You may also find the following articles useful:
A message from Doug Dickinson reminded me of the OU Vital Community. OU Vital is a recently-established online professional development community for ICT educators. Run as a collaboration between the Open University and e-Skills, it is providing a range of free professional development opportunities, both offline and online.
One thing it does which is especially relevant here is provide a range of 15-minute CPD activities -- ideal for the busy teacher (if they happen to be at the right time, of course).
I also mentioned, in the comments, a forthcomin article about managing meetings. It has now been published here.
An interesting issue arising from people's use of Web 2.0 applications like Twitter, Facebook and social networks is that casual or informal learning has now become embedded in people's working lives. In the past, there was a fairly clear division between the kind of learning you experienced by chatting with colleagues in the staffroom or watching a TV programme on the one hand, and going on a course (usually for a day or a series of evenings) on the other. Recording the former never really came into it, and recording the latter is fairly straightforward: you just need to decide how you're going to do so, as discussed in a 5 Minute Tip on the subject.
But the landscape has changed now. Many people, myself included, tend to either have a stream of tweets constantly going on in the background, using 3rd party tools like Tweetdeck, or make a point of checking their Twitter stream, Facebook messages and so on at certain points during the day. Given that on most occasions you are bound to see a message containing information that is likely to prove useful, I think it's legitimate to regard these tools as an integral part of one's professional development. If so, the question is, how can you record that for the purpose of being able to complete the part of an application form which asks what training courses you've been on, or what professional development you've had, over the last X years.
Having given this a lot of thought over the years, I've come to the conclusion that recording professional development in the Web 2.0 sphere is not possible in the same way it is when recording ordinary training courses. If you were to note down every useful tweet or message, or even simply the dates on which you received useful tweets, you would give yourself a nervous breakdown and cause the person reading your application form to die of boredom.
It seems to me that the best way of recording, and proving, professional development in the Web 2.0 world is as follows:
- If you go to a conference seminar, like the ones at the BETT Show,you can usually pick up a certificate of attendance.
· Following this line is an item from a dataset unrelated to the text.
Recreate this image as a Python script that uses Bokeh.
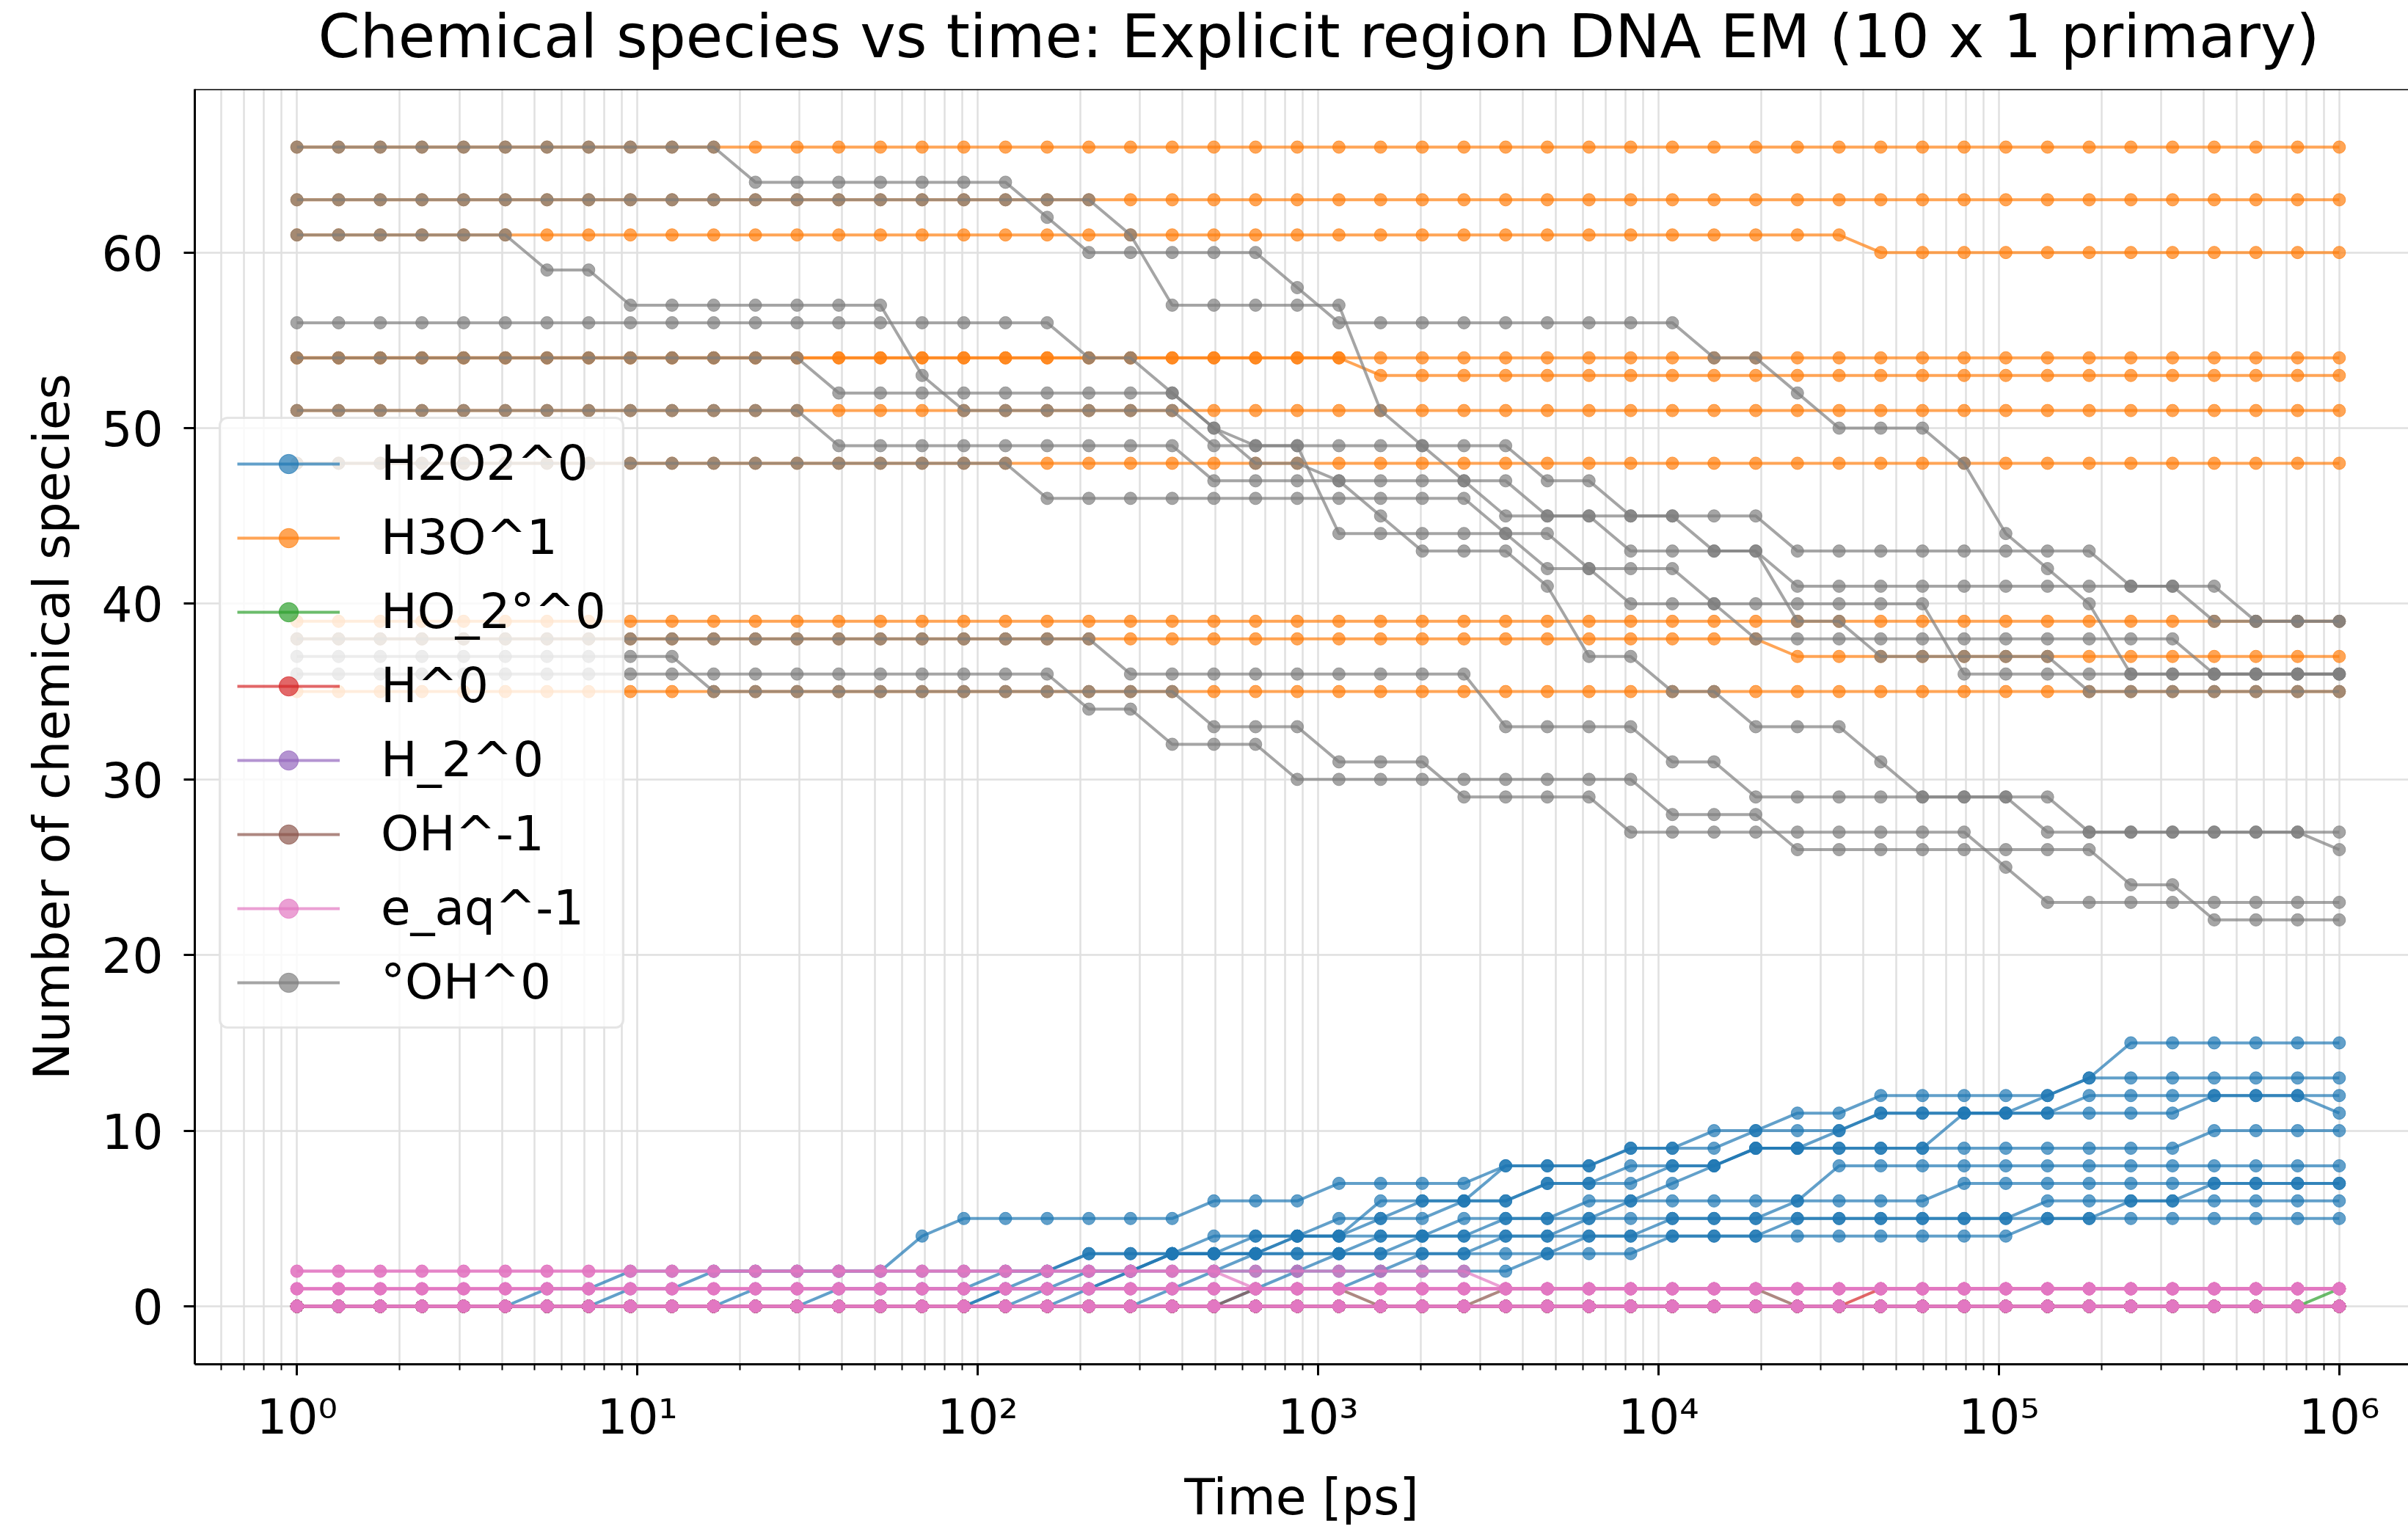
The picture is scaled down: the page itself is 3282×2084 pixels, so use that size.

Do so.
- If you 'attend' an online discussion, such as the Classroom 2.0 Live talk I spoke at ask the organisers for proof of your attendance (the Classroom Live folk do this automatically if you indicate that you'd like it).
- Record your attendance at such events as the ones described so far.
- Keep a weekly journal listing, in broad terms, the things you've learnt or come across that week. This can be in the form of a blog or eportfolio, as suggested by Andy Hutt and Ray Tolley respectively in response to the 5 Minute Tip already referred to, or as annotated social bookmarks (which may be able to be set up to appear on a blog automatically).
- Ensure that somewhere in the application form you make it known that you're a member of such networks and therefore have a rich and varied informal learning experience.
Bottom line: I think it's important to bear in mind that what the application reader is looking for is not likely to be a list of every single professional development opportunity you've taken advantage of -- which could mitigate against you if you give the impression that you never have time to do any actual work. They're almost certainly looking for evidence that you're up-to-date with developments in your subject area, and that you know what's going on and what the issues are.